What is asked:
Leave out the pictures and transcribe everything else exactly.
--- Begin Information shown ---
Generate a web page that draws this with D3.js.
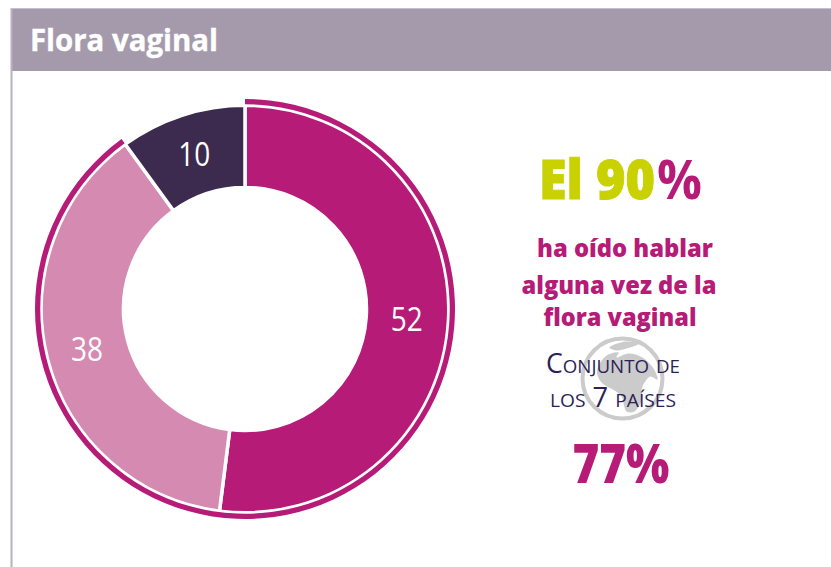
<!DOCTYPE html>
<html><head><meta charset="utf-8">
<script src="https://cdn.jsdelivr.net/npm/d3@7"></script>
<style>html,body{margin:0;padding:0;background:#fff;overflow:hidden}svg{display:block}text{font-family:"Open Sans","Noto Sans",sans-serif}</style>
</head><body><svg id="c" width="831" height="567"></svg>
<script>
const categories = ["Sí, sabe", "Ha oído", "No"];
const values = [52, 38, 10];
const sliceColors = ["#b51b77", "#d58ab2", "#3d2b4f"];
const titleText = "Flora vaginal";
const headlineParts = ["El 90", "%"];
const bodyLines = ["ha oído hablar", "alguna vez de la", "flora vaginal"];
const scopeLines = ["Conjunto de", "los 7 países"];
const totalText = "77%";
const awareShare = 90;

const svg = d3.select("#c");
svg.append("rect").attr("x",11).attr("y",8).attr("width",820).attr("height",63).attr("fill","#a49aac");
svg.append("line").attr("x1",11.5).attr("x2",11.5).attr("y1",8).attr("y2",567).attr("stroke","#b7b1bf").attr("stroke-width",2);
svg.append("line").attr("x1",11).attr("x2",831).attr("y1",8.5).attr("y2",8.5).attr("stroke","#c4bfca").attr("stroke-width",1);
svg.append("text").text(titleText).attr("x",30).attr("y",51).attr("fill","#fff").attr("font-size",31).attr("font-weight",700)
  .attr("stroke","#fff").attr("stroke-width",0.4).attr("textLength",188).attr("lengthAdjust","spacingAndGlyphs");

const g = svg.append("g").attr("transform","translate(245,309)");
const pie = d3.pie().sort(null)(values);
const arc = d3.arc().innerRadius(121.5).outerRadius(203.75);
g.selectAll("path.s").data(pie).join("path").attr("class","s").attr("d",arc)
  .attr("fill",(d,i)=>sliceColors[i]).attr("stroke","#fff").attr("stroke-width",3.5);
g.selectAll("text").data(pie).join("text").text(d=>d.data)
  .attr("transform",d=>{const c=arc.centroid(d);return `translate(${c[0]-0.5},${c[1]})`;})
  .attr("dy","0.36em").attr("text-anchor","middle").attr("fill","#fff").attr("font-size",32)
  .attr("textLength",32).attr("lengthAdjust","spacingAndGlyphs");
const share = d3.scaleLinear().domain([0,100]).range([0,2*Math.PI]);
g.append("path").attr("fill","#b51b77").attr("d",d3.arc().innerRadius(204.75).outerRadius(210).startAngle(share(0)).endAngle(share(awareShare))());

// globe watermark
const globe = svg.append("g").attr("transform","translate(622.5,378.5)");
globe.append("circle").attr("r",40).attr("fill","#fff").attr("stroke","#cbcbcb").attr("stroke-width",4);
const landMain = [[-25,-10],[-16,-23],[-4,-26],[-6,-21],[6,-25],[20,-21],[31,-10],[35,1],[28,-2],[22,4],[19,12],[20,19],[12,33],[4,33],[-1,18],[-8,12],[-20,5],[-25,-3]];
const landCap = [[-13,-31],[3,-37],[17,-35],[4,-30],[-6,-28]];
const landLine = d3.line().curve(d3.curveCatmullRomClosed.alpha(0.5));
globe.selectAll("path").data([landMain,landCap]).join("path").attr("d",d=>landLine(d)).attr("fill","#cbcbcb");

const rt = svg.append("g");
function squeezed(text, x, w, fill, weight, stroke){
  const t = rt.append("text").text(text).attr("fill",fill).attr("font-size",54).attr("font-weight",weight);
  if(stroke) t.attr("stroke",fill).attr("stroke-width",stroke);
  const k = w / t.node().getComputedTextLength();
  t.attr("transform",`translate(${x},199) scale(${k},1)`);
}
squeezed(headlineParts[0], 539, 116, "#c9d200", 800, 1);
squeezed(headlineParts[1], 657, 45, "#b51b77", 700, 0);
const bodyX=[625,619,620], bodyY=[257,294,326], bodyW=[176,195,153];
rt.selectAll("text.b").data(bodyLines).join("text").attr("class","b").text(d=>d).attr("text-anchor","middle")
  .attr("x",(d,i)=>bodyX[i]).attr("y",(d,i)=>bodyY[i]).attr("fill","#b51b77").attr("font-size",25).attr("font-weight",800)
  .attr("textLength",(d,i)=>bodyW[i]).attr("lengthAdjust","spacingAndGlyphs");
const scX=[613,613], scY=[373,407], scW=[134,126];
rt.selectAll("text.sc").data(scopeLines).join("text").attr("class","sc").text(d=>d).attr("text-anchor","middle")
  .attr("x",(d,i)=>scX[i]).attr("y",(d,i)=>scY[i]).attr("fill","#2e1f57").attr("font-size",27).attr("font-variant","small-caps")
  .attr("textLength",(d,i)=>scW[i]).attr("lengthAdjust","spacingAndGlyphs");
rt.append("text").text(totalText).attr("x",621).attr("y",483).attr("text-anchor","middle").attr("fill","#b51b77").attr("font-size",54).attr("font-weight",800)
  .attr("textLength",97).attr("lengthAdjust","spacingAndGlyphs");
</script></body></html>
--- End Information shown ---
Written answer:
Generate a web page that draws this with D3.js.
<!DOCTYPE html>
<html><head><meta charset="utf-8">
<script src="https://cdn.jsdelivr.net/npm/d3@7"></script>
<style>html,body{margin:0;padding:0;background:#fff;overflow:hidden}svg{display:block}text{font-family:"Open Sans","Noto Sans",sans-serif}</style>
</head><body><svg id="c" width="831" height="567"></svg>
<script>
const categories = ["Sí, sabe", "Ha oído", "No"];
const values = [52, 38, 10];
const sliceColors = ["#b51b77", "#d58ab2", "#3d2b4f"];
const titleText = "Flora vaginal";
const headlineParts = ["El 90", "%"];
const bodyLines = ["ha oído hablar", "alguna vez de la", "flora vaginal"];
const scopeLines = ["Conjunto de", "los 7 países"];
const totalText = "77%";
const awareShare = 90;

const svg = d3.select("#c");
svg.append("rect").attr("x",11).attr("y",8).attr("width",820).attr("height",63).attr("fill","#a49aac");
svg.append("line").attr("x1",11.5).attr("x2",11.5).attr("y1",8).attr("y2",567).attr("stroke","#b7b1bf").attr("stroke-width",2);
svg.append("line").attr("x1",11).attr("x2",831).attr("y1",8.5).attr("y2",8.5).attr("stroke","#c4bfca").attr("stroke-width",1);
svg.append("text").text(titleText).attr("x",30).attr("y",51).attr("fill","#fff").attr("font-size",31).attr("font-weight",700)
  .attr("stroke","#fff").attr("stroke-width",0.4).attr("textLength",188).attr("lengthAdjust","spacingAndGlyphs");

const g = svg.append("g").attr("transform","translate(245,309)");
const pie = d3.pie().sort(null)(values);
const arc = d3.arc().innerRadius(121.5).outerRadius(203.75);
g.selectAll("path.s").data(pie).join("path").attr("class","s").attr("d",arc)
  .attr("fill",(d,i)=>sliceColors[i]).attr("stroke","#fff").attr("stroke-width",3.5);
g.selectAll("text").data(pie).join("text").text(d=>d.data)
  .attr("transform",d=>{const c=arc.centroid(d);return `translate(${c[0]-0.5},${c[1]})`;})
  .attr("dy","0.36em").attr("text-anchor","middle").attr("fill","#fff").attr("font-size",32)
  .attr("textLength",32).attr("lengthAdjust","spacingAndGlyphs");
const share = d3.scaleLinear().domain([0,100]).range([0,2*Math.PI]);
g.append("path").attr("fill","#b51b77").attr("d",d3.arc().innerRadius(204.75).outerRadius(210).startAngle(share(0)).endAngle(share(awareShare))());

// globe watermark
const globe = svg.append("g").attr("transform","translate(622.5,378.5)");
globe.append("circle").attr("r",40).attr("fill","#fff").attr("stroke","#cbcbcb").attr("stroke-width",4);
const landMain = [[-25,-10],[-16,-23],[-4,-26],[-6,-21],[6,-25],[20,-21],[31,-10],[35,1],[28,-2],[22,4],[19,12],[20,19],[12,33],[4,33],[-1,18],[-8,12],[-20,5],[-25,-3]];
const landCap = [[-13,-31],[3,-37],[17,-35],[4,-30],[-6,-28]];
const landLine = d3.line().curve(d3.curveCatmullRomClosed.alpha(0.5));
globe.selectAll("path").data([landMain,landCap]).join("path").attr("d",d=>landLine(d)).attr("fill","#cbcbcb");

const rt = svg.append("g");
function squeezed(text, x, w, fill, weight, stroke){
  const t = rt.append("text").text(text).attr("fill",fill).attr("font-size",54).attr("font-weight",weight);
  if(stroke) t.attr("stroke",fill).attr("stroke-width",stroke);
  const k = w / t.node().getComputedTextLength();
  t.attr("transform",`translate(${x},199) scale(${k},1)`);
}
squeezed(headlineParts[0], 539, 116, "#c9d200", 800, 1);
squeezed(headlineParts[1], 657, 45, "#b51b77", 700, 0);
const bodyX=[625,619,620], bodyY=[257,294,326], bodyW=[176,195,153];
rt.selectAll("text.b").data(bodyLines).join("text").attr("class","b").text(d=>d).attr("text-anchor","middle")
  .attr("x",(d,i)=>bodyX[i]).attr("y",(d,i)=>bodyY[i]).attr("fill","#b51b77").attr("font-size",25).attr("font-weight",800)
  .attr("textLength",(d,i)=>bodyW[i]).attr("lengthAdjust","spacingAndGlyphs");
const scX=[613,613], scY=[373,407], scW=[134,126];
rt.selectAll("text.sc").data(scopeLines).join("text").attr("class","sc").text(d=>d).attr("text-anchor","middle")
  .attr("x",(d,i)=>scX[i]).attr("y",(d,i)=>scY[i]).attr("fill","#2e1f57").attr("font-size",27).attr("font-variant","small-caps")
  .attr("textLength",(d,i)=>scW[i]).attr("lengthAdjust","spacingAndGlyphs");
rt.append("text").text(totalText).attr("x",621).attr("y",483).attr("text-anchor","middle").attr("fill","#b51b77").attr("font-size",54).attr("font-weight",800)
  .attr("textLength",97).attr("lengthAdjust","spacingAndGlyphs");
</script></body></html>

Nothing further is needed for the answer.